Am I missing something or is 36.47% not greater than 9.7%? Why is SteamOS not shown as the most popular Linux distro without the Linux only filters?
This contradicts the article claiming Arch dominates the Linux gaming scene and not SteamOS.
SteamOS seems to not be counted at all in the first page. Apparently, it’s not just “All OSs combined” vs “Linux only” but there are additional filters applied. Perhaps the first page is desktop-only. The article either also cares about desktop gaming specifically or is uncritically parroting the survey page. I think both Valve and the article writer should be clearer about what they’re talking about.
btw
Isn’t it because SteamOS is based on Arch?
Based
I feel underrepresented as a Void user.
Although the absurd number of hours I’ve played a certain popular gacha under Lutris might not trigger the Steam metrics, I demand credit for dumping 45 hours into a poorly translated RPG Maker looking project!
I’ve thought about Void. And LFS. And I submitted some packages for Alpine, although I’m not running it anywhere except as container bases.
Last time I really strayed from the Arch ranch was Artix, and that was TBH pretty painful on a day-to-day basis.
I’d like something like Arch but with less systemd. ChimeraOS looks promising, once it stabilizes. But how’s Void treating you? How’s xbps? I’m pretty in love with pacman; rolling release is a must, but IME you really only realize how good or bad a package manager is after it’s too late, and you’ve been using it long enough to hit your first dependency hell/upgrade issue.
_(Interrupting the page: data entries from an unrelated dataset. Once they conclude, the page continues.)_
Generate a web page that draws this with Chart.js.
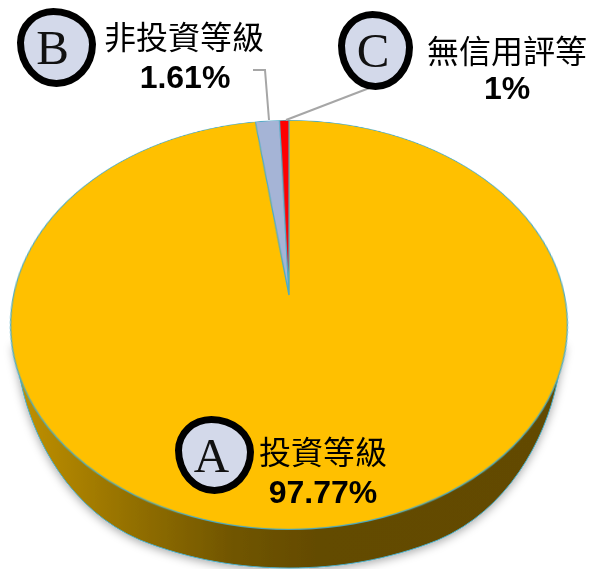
<!DOCTYPE html>
<html>
<head>
<meta charset="utf-8">
<script src="https://cdn.jsdelivr.net/npm/chart.js@4"></script>
<style>
html, body { margin: 0; padding: 0; background: #fff; }
#stage { position: relative; width: 591px; height: 569px; overflow: hidden; perspective: 1296px; perspective-origin: 289px 295px; }
#wall { position: absolute; left: 0; top: 0; }
#pieBox { position: absolute; left: -11px; top: -5px; width: 600px; height: 600px; transform-origin: 300px 300px; transform: rotateX(43.4deg); }
#over { position: absolute; left: 0; top: 0; }
.name { position: absolute; font-family: "Noto Sans CJK TC", sans-serif; font-size: 32px; line-height: 36px; color: #000; white-space: nowrap; transform: translateX(-50%); }
.pct { position: absolute; font-family: "Liberation Sans", sans-serif; font-weight: bold; font-size: 32px; line-height: 36px; color: #000; white-space: nowrap; transform: translateX(-50%); }
.badge { position: absolute; box-sizing: border-box; border: 7px solid #000; background: #D3D9EA; font-family: "Liberation Serif", serif; font-size: 49px; line-height: 1; color: #111; display: flex; align-items: center; justify-content: center; border-radius: 46% 54% 50% 50% / 44% 46% 54% 56%; }
</style>
</head>
<body>
<div id="stage">
  <svg id="wall" width="591" height="569">
    <defs>
      <linearGradient id="wallFill" gradientUnits="userSpaceOnUse" x1="14" y1="0" x2="564" y2="0">
        <stop offset="0" stop-color="#C29200"/>
        <stop offset="0.22" stop-color="#926F00"/>
        <stop offset="0.4" stop-color="#705500"/>
        <stop offset="0.55" stop-color="#644B00"/>
        <stop offset="1" stop-color="#624A00"/>
      </linearGradient>
      <filter id="soft" x="-5%" y="-5%" width="110%" height="115%">
        <feDropShadow dx="0" dy="2" stdDeviation="5" flood-color="#000" flood-opacity="0.35"/>
      </filter>
    </defs>
    <path d="M13,345 L21,383 C33,440 70,510 140,540 C190,560 240,568 289,568 C338,568 388,560 438,540 C508,510 545,440 557,383 L565,345 Z" fill="url(#wallFill)" stroke="#4BACC6" stroke-width="1" filter="url(#soft)"/>
  </svg>
  <div id="pieBox"><canvas id="pie" width="600" height="600"></canvas></div>
  <svg id="over" width="591" height="569">
    <polyline points="253,70 265,70 269,120" fill="none" stroke="#A6A6A6" stroke-width="2"/>
    <polyline points="372,87 286,120" fill="none" stroke="#A6A6A6" stroke-width="2"/>
  </svg>
</div>
<script>
// Chart data
const categories = ['投資等級', '非投資等級', '無信用評等'];
const letters = ['A', 'B', 'C'];
const values = [97.77, 1.61, 0.62];
const shownValues = ['97.77%', '1.61%', '1%'];
const sliceColors = ['#FFC000', '#A5B4D6', '#FF0000'];

new Chart(document.getElementById('pie'), {
    type: 'pie',
    data: {
        labels: categories,
        datasets: [{ data: values, backgroundColor: sliceColors, borderColor: '#4BACC6', borderWidth: 1.2 }]
    },
    options: {
        responsive: false,
        devicePixelRatio: 2,
        animation: false,
        layout: { padding: 24 },
        plugins: { legend: { display: false }, tooltip: { enabled: false } }
    }
});

// Labels on top of the tilted pie
const stage = document.getElementById('stage');
const badgeBoxes = [[175, 416, 79, 78], [17, 8, 79, 79], [338, 11, 75, 79]];
const letterPad = [6, 8, 5];
const namePos = [[323, 432], [184, 17], [507, 31]];
const pctPos = [[323, 474], [185, 59], [507, 70]];

function addEl(cls, text, x, y) {
    const el = document.createElement('div');
    el.className = cls;
    el.textContent = text;
    el.style.left = x + 'px';
    el.style.top = y + 'px';
    stage.appendChild(el);
    return el;
}

categories.forEach((name, i) => {
    const b = addEl('badge', letters[i], badgeBoxes[i][0], badgeBoxes[i][1]);
    b.style.width = badgeBoxes[i][2] + 'px';
    b.style.height = badgeBoxes[i][3] + 'px';
    b.style.paddingRight = letterPad[i] + 'px';
    addEl('name', name, namePos[i][0], namePos[i][1]);
    addEl('pct', shownValues[i], pctPos[i][0], pctPos[i][1]);
});
</script>
</body>
</html>
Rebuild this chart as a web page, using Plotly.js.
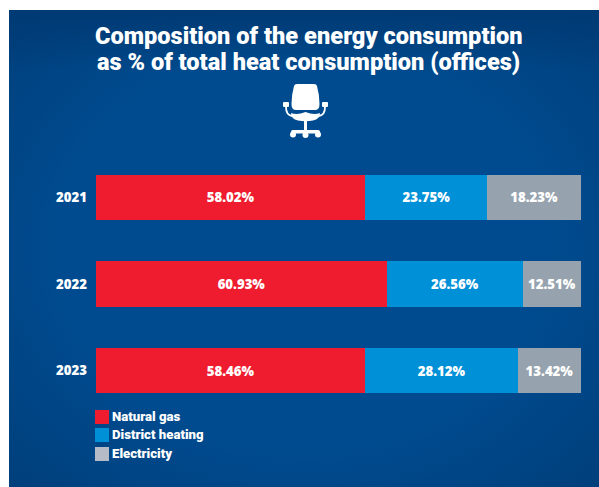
<!DOCTYPE html>
<html><head><meta charset="utf-8">
<script src="https://cdn.plot.ly/plotly-3.0.1.min.js"></script>
<style>
html,body{margin:0;padding:0;background:#fff;overflow:hidden}
#panel{position:absolute;left:9px;top:10px;width:590px;height:477px;
background:linear-gradient(#003a74 0,rgba(0,60,120,0) 60px),radial-gradient(ellipse at 50% 50%,#004b8f 0%,#004b8f 58%,#003f7b 100%)}
#chart{position:absolute;left:0;top:0;width:599px;height:487px}
</style></head><body>
<div id="panel"></div><div id="chart"></div>
<script>
const years = ['2021','2022','2023'];
// Drawn segment lengths (% of bar length).
const gasDrawn = [55.5, 60.0, 55.5];
const heatDrawn = [25.2, 28.0, 31.5];
const elecDrawn = [19.3, 12.0, 13.0];
// Printed labels as shown in the picture.
const gasLabels = ['58.02%','60.93%','58.46%'];
const heatLabels = ['23.75%','26.56%','28.12%'];
const elecLabels = ['18.23%','12.51%','13.42%'];
const names = ['Natural gas','District heating','Electricity'];
const colors = ['#ee1c2e','#0090d7','#96a3ae'];
const legendColors = ['#ee1c2e','#0090d7','#b5bcc8'];
const titleLines = ['Composition of the energy consumption','as % of total heat consumption (offices)'];

const M={l:96,r:18,t:154,b:73}, W=599, H=487;
const px=x=>(x-M.l)/(W-M.l-M.r), py=y=>1-(y-M.t)/(H-M.t-M.b);
const condensed = 'Roboto,sans-serif';
const labelFont = {family:'"Open Sans",sans-serif',size:13.2,color:'#fff',weight:800};
function seg(i,x,t){return {type:'bar',orientation:'h',y:years,x:x,name:names[i],text:t,
  textposition:'inside',insidetextanchor:'middle',textangle:0,constraintext:'none',
  textfont:labelFont,marker:{color:colors[i],line:{width:0}},hoverinfo:'skip',showlegend:false};}
const data=[seg(0,gasDrawn,gasLabels),seg(1,heatDrawn,heatLabels),seg(2,elecDrawn,elecLabels)];

const chair = `<svg xmlns="http://www.w3.org/2000/svg" viewBox="0 0 45 54" width="45" height="54"><g fill="#fff">
<path d="M11 2 Q11.5 0 14 0 H31 Q33.5 0 34 2 Q36.5 11 36.500 20 Q36.500 26 32 26 H13 Q8.500 26 8.500 20 Q8.500 11 11 2Z"/>
<path d="M8 29 Q14 31.500 22.500 28 Q31 31.500 37 29 Q37 35 30 36.500 Q22.500 38 15 36.500 Q8 35 8 29Z"/>
<rect x="21" y="37" width="3" height="10"/>
<rect x="8" y="46" width="29" height="3.6" rx="1.800"/>
<circle cx="10" cy="50.500" r="3"/><circle cx="22.500" cy="51" r="3"/><circle cx="35" cy="50.500" r="3"/>
<rect x="0" y="18" width="6" height="5" rx="1"/><rect x="39" y="18" width="6" height="5" rx="1"/>
</g><g fill="none" stroke="#fff" stroke-width="1.800"><path d="M3 23 Q3 31 9 32"/><path d="M42 23 Q42 31 36 32"/></g></svg>`;

const annotations = titleLines.map((t,i)=>({xref:'paper',yref:'paper',x:px(308.5),y:py(36+i*26.5),
  text:t,showarrow:false,xanchor:'center',yanchor:'middle',
  font:{family:condensed,size:23.6,color:'#fff',weight:900}}));
const shapes=[];
const legendY=[417,435,454];
names.forEach((n,i)=>{
  const yc=legendY[i];
  annotations.push({xref:'paper',yref:'paper',x:px(112),y:py(yc-1),text:n,showarrow:false,
    xanchor:'left',yanchor:'middle',borderpad:0,borderwidth:0,font:{family:condensed,size:13.2,color:'#fff',weight:900}});
  shapes.push({type:'rect',xref:'paper',yref:'paper',x0:px(95),x1:px(109),y0:py(yc-7),y1:py(yc+7),
    fillcolor:legendColors[i],line:{width:0}});
});

const layout={width:W,height:H,paper_bgcolor:'rgba(0,0,0,0)',plot_bgcolor:'rgba(0,0,0,0)',
  margin:M,barmode:'stack',bargap:0.48,showlegend:false,
  xaxis:{range:[0,100],visible:false,fixedrange:true},
  yaxis:{autorange:'reversed',type:'category',showgrid:false,zeroline:false,showline:false,ticks:'',
    ticklabelstandoff:8,tickfont:{family:'"Open Sans",sans-serif',size:13.2,color:'#fff',weight:800}},
  annotations:annotations,shapes:shapes,
  images:[{source:'data:image/svg+xml;utf8,'+encodeURIComponent(chair),xref:'paper',yref:'paper',
    x:px(283),y:py(84),sizex:45/(W-M.l-M.r),sizey:54/(H-M.t-M.b),sizing:'stretch',xanchor:'left',yanchor:'top',layer:'above'}]};
Plotly.newPlot('chart',data,layout,{staticPlot:true,displayModeBar:false});
</script></body></html>
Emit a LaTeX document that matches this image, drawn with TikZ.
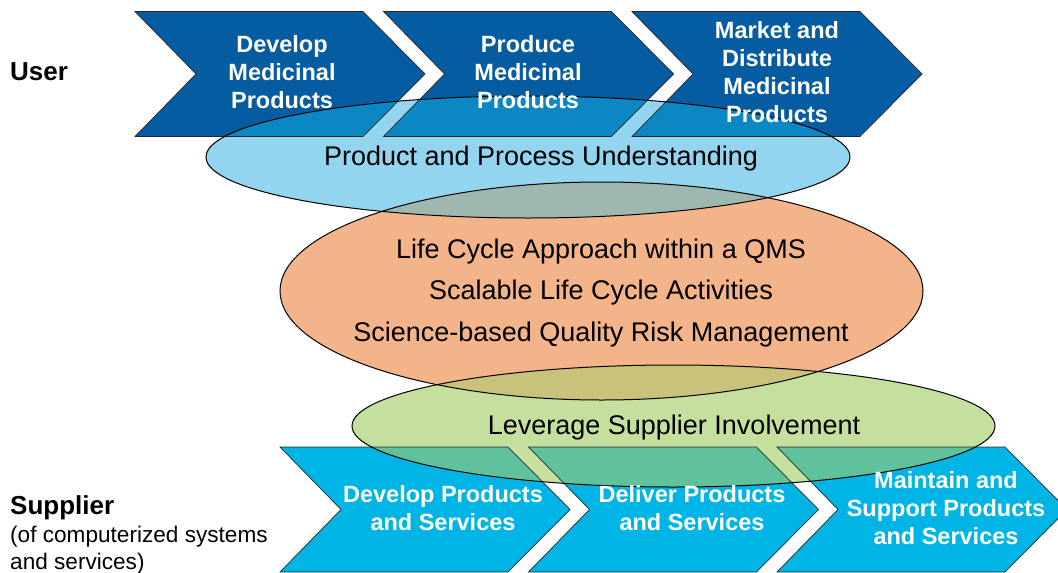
\documentclass[tikz,border=0pt]{standalone}
\usepackage{fontspec}
\setmainfont{Liberation Sans}
\definecolor{chevdark}{RGB}{6,92,160}
\definecolor{chevcyan}{RGB}{0,181,229}
\definecolor{ellblue}{RGB}{147,212,239}
\definecolor{ovblue}{RGB}{11,136,195}
\definecolor{ellorange}{RGB}{244,180,138}
\definecolor{ovgrey}{RGB}{158,183,175}
\definecolor{ellgreen}{RGB}{197,223,158}
\definecolor{ovolive}{RGB}{200,194,122}
\definecolor{ovteal}{RGB}{95,194,157}
\newcommand\chevpath[2]{(#1,#2) -- ++(228,0) -- ++(62,62.5) -- ++(-62,62.5) -- ++(-228,0) -- ++(61,-62.5) -- cycle}
\newcommand\topchevs{\chevpath{135}{11.5} \chevpath{383.5}{11.5} \chevpath{632}{11.5}}
\newcommand\botchevs{\chevpath{280}{447} \chevpath{528.5}{447} \chevpath{777}{447}}
\newcommand\ellB{(528,157) ellipse [x radius=322, y radius=61]}
\newcommand\ellO{(601.5,291) ellipse [x radius=321.5, y radius=109]}
\newcommand\ellG{(673.5,426) ellipse [x radius=321.5, y radius=61]}
\begin{document}
\begin{tikzpicture}[x=1pt,y=-1pt,
  chevtext/.style={text=white, align=center, inner sep=0pt,
    font=\fontsize{23.5}{28}\selectfont\bfseries},
  elltext/.style={text=black, align=center, inner sep=0pt,
    font=\fontsize{27}{41.5}\selectfont},
  chevline/.style={draw=black!85, line width=0.7pt, line join=miter},
  ellline/.style={draw=black, line width=1pt}]
\useasboundingbox (0,0) rectangle (1058,573);
% chevrons
\fill[chevdark] \topchevs;
\fill[chevcyan] \botchevs;
% blue ellipse and overlap
\fill[ellblue] \ellB;
\begin{scope}
  \clip \ellB;
  \fill[ovblue] \topchevs;
\end{scope}
% orange ellipse and overlap
\fill[ellorange] \ellO;
\begin{scope}
  \clip \ellB;
  \fill[ovgrey] \ellO;
\end{scope}
% green ellipse and overlaps
\fill[ellgreen] \ellG;
\begin{scope}
  \clip \ellG;
  \fill[ovolive] \ellO;
  \fill[ovteal] \botchevs;
\end{scope}
% outlines
\draw[chevline] \topchevs;
\draw[chevline] \botchevs;
\draw[ellline] \ellB;
\draw[ellline] \ellO;
\draw[ellline] \ellG;
% chevron texts
\node[chevtext] (u1) at (282,72) {Develop\\Medicinal\\Products};
\node[chevtext] (u2) at (528,72) {Produce\\Medicinal\\Products};
\node[chevtext] (u3) at (777,72) {Market and\\Distribute\\Medicinal\\Products};
\node[chevtext] (s1) at (443,508) {Develop Products\\and Services};
\node[chevtext] (s2) at (692,508) {Deliver Products\\and Services};
\node[chevtext] (s3) at (946,508) {Maintain and\\Support Products\\and Services};
% ellipse texts
\node[elltext] (ppu) at (541,159) {Product and Process Understanding};
\node[elltext] (lca) at (601,293) {Life Cycle Approach within a QMS\\Scalable Life Cycle Activities\\Science-based Quality Risk Management};
\node[elltext] (lsi) at (674,428) {Leverage Supplier Involvement};
% side labels
\node[anchor=west, inner sep=0pt, font=\fontsize{26}{30}\selectfont\bfseries] (user) at (10,72) {User};
\node[anchor=west, inner sep=0pt, font=\fontsize{26}{30}\selectfont\bfseries] (supplier) at (10,508) {Supplier};
\node[anchor=west, inner sep=0pt, align=left, font=\fontsize{22.6}{27}\selectfont] (supnote) at (10,550) {(of computerized systems\\and services)};
\end{tikzpicture}
\end{document}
After years of hell with RPM and deb, pacman was a godsend.
runit isn’t my favorite initd alternative (dinit ftw, at the moment), but it beats systemd and I don’t have a huge amount of experience with it. Do you like it?
Critical to me is being able to easily toss together package manager recipes for stuff that isn’t in the official repo; I really believe in keeping systems clean by only installing through the package manager. Pacman packages are stupid simple to write and easy to work with, and yay makes things even better. How’s xbps in this area?
EFS boot is easy? Stuff like btrfs boot partitions and snapper support easily available? No idiocy like trying to force users onto Wayland prematurely?
Runit works well enough for me; I’ve only added one nonstandard service (launch a custom tool to drive an external stats display) and it works fine. My ,xsession has to load some polkit and pulseaudio stuff but that could be because I’m not using a full desktop like KDE/GNOME/XFCE that do those things for you.‘’
I don’t really try to do custom package recipes because I tend to ./configure;make;make install stuff I want at random.
EFI boot is no problem. I think my root is btrfs, but the /boot/efi is vfat. Refind is pretty first-class, but sometimes it has stupid conditions where it tries to default to the wrong kernel version if you have multiples installed (I think it sorts by timestamps or filenames in a way that sometimes work counterintuitively; discarding old kernels largely fixes it)
Haven’t really had too many showstopper problems with xbps. I probably sledgehammer it a bit-- occasionally when it says a repo certificate is out of date, I usually end up doing a full update rather than selectively upgrading packages.
I’ve been enjoying void on an old Thinkpad just to mess with. How’s the gaming experience been on it? Any issues with Steam/Proton running well?
Steam runs fine. I think I had to install some Vulkan packages manually because I was getting some hallucinogenic colours in Genshin Impact (installs fine via Lutris). I have a few minor issues with games not loving losing the mouse cursor if you move it onto another display, but I think you can tame most of them by running in Gamescope so it doesn’t realize there’s a second monitor the mouse can leave to.